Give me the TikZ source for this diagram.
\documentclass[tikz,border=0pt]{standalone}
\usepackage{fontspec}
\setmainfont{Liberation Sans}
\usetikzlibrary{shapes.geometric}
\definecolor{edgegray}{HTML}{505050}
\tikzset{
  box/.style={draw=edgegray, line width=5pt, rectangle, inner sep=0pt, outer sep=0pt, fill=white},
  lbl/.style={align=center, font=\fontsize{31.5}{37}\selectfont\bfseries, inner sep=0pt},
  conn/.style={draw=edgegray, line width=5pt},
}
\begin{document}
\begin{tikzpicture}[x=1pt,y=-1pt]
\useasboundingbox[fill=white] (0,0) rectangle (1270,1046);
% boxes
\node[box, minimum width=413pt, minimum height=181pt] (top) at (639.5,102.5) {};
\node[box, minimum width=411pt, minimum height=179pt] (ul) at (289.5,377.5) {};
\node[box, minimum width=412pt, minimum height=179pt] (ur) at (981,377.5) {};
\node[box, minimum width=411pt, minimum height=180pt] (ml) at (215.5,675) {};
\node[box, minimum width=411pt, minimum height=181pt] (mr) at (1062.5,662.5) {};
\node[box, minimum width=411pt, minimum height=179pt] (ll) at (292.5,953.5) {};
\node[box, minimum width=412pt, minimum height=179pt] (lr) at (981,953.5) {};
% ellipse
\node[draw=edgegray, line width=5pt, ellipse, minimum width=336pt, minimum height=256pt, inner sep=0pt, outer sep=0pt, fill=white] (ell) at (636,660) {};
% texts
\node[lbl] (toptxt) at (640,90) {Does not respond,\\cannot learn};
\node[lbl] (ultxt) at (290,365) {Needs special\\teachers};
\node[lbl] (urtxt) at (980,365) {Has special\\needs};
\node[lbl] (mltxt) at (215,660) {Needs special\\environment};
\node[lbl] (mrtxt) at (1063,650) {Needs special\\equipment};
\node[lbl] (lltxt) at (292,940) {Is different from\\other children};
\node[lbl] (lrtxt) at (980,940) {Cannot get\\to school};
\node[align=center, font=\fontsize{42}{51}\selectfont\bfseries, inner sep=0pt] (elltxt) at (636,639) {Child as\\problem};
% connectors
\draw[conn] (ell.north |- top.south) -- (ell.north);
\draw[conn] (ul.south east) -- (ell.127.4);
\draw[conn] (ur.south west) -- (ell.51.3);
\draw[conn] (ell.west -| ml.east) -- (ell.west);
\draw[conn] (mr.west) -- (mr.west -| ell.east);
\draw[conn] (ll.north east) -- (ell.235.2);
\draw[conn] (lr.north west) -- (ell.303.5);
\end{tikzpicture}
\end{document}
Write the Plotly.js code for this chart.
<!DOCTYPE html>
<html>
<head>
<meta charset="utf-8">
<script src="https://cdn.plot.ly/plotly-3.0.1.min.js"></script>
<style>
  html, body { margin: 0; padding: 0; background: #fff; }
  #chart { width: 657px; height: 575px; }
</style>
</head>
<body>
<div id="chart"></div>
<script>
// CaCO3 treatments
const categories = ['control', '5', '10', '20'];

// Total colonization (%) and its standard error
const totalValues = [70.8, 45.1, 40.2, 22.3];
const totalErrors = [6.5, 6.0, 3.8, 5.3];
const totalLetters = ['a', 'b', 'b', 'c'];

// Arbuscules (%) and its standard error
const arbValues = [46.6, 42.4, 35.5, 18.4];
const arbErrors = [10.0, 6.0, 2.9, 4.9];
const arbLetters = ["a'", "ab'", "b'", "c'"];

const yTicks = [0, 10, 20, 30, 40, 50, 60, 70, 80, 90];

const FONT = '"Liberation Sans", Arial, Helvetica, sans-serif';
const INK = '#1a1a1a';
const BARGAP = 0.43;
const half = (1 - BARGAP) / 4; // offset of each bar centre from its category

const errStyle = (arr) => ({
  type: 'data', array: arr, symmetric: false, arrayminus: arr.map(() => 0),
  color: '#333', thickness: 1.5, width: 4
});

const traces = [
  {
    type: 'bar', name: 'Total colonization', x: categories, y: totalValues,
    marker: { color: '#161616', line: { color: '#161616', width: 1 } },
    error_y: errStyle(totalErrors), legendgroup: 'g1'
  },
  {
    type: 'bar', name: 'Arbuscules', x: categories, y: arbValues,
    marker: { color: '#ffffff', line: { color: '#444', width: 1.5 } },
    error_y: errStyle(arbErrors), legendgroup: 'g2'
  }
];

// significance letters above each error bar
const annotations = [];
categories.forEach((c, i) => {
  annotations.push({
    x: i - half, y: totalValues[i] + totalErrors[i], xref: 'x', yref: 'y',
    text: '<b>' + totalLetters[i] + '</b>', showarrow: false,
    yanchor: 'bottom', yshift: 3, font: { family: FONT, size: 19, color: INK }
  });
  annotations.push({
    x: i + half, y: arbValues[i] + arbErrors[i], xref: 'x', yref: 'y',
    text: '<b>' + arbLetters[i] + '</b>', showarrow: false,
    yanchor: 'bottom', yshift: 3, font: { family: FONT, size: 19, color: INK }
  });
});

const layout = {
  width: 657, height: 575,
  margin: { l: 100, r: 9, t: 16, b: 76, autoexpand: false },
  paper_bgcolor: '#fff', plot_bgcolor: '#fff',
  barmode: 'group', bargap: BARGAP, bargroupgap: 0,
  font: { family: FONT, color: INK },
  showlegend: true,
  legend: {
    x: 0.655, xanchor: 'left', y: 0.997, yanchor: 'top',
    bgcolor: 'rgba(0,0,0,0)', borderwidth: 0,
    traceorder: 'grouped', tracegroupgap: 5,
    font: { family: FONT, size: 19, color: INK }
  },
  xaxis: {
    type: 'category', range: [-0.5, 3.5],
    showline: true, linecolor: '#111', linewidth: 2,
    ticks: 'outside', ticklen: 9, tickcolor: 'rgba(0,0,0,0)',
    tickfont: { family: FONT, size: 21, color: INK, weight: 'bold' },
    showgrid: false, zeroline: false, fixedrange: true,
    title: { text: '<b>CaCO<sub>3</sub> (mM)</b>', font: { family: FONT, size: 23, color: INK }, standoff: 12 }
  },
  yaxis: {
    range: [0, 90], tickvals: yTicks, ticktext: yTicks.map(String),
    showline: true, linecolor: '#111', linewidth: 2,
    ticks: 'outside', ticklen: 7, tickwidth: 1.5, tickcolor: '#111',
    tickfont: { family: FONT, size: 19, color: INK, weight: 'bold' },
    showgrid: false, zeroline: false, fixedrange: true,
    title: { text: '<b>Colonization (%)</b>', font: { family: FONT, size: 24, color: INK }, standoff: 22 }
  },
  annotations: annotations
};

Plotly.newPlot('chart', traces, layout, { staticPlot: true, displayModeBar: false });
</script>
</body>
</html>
..............................
■ TASK DESCRIPTION ■
Among the lines above, find the one with "Write the Plotly.js code for this chart." and the one with "const categories = ['control', '5', '10', '20'];". Quote both and everything between them, exactly.

■ THE COMPLETED TASK ■
Write the Plotly.js code for this chart.
<!DOCTYPE html>
<html>
<head>
<meta charset="utf-8">
<script src="https://cdn.plot.ly/plotly-3.0.1.min.js"></script>
<style>
  html, body { margin: 0; padding: 0; background: #fff; }
  #chart { width: 657px; height: 575px; }
</style>
</head>
<body>
<div id="chart"></div>
<script>
// CaCO3 treatments
const categories = ['control', '5', '10', '20'];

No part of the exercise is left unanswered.